Nagano’s creative approach to programming is manifestly evident in the orchestra’s farewell to the Salle Wilfrid-Pelletier – a concert performance of Wagner’s Das Rheingold. “Over the past five years, we’ve developed quite an audience for Wagner. And, at the same time, the themes of this particular opera – dreaming of Valhalla, an unattainable goal that finally seems to be attainable – seemed somehow apt in this context.” I restrain myself from mentioning what happens to Valhalla at the end of Götterdämmerung, but Nagano has read my mind. “It’s a conceit that’s meant to be slightly ironic and lighthearted.
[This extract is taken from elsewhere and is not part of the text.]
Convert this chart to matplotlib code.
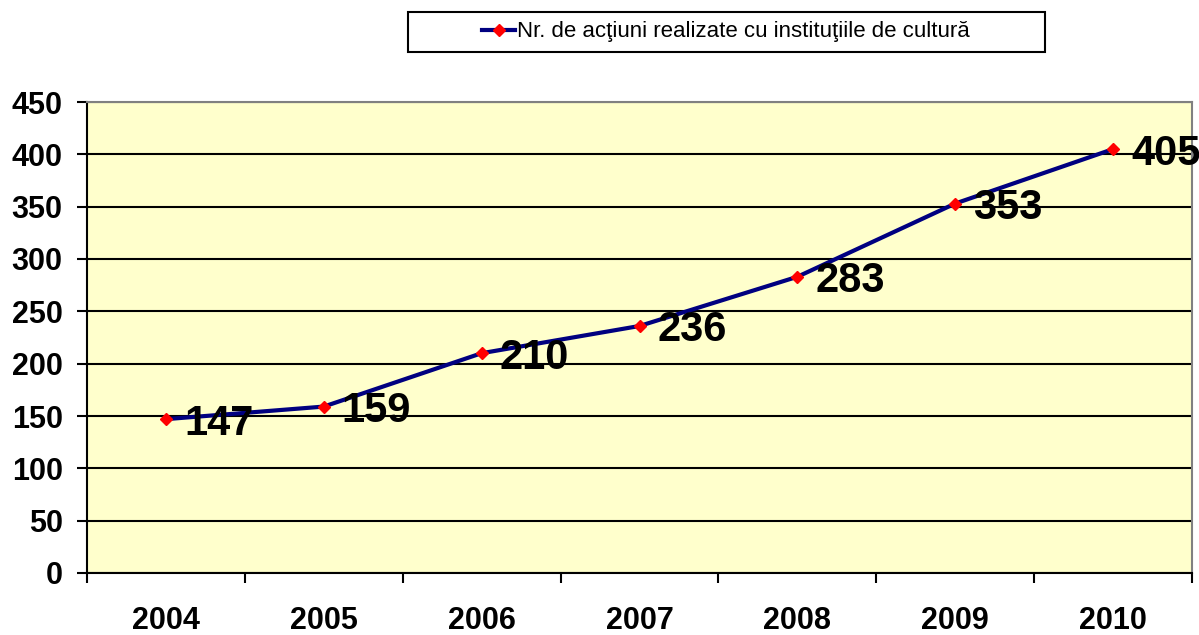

This is a very emotional experience for us.” On paper, Das Rheingold appeared an odd choice for a celebratory farewell. In practice, however, it worked magnificently. Epic, expectant and rife with conflicting emotions, it fitted the occasion with awe-inspiring precision. Of, course, it helped that the performance was superb. Nagano presented the score as an expansive yet tightly woven dramatic symphony, the singing was generally first-class and the orchestra played its heart out. Before the final, radiant D-flat major sonority had faded away, the audience erupted with cheers. The demonstration was long, loud andpalpably heartfelt.

Backstage, after the concert, Nagano looked fairly radiant himself. “You can feel the audience’s love for their orchestra,” he said, beaming proudly. “You can feel the love.”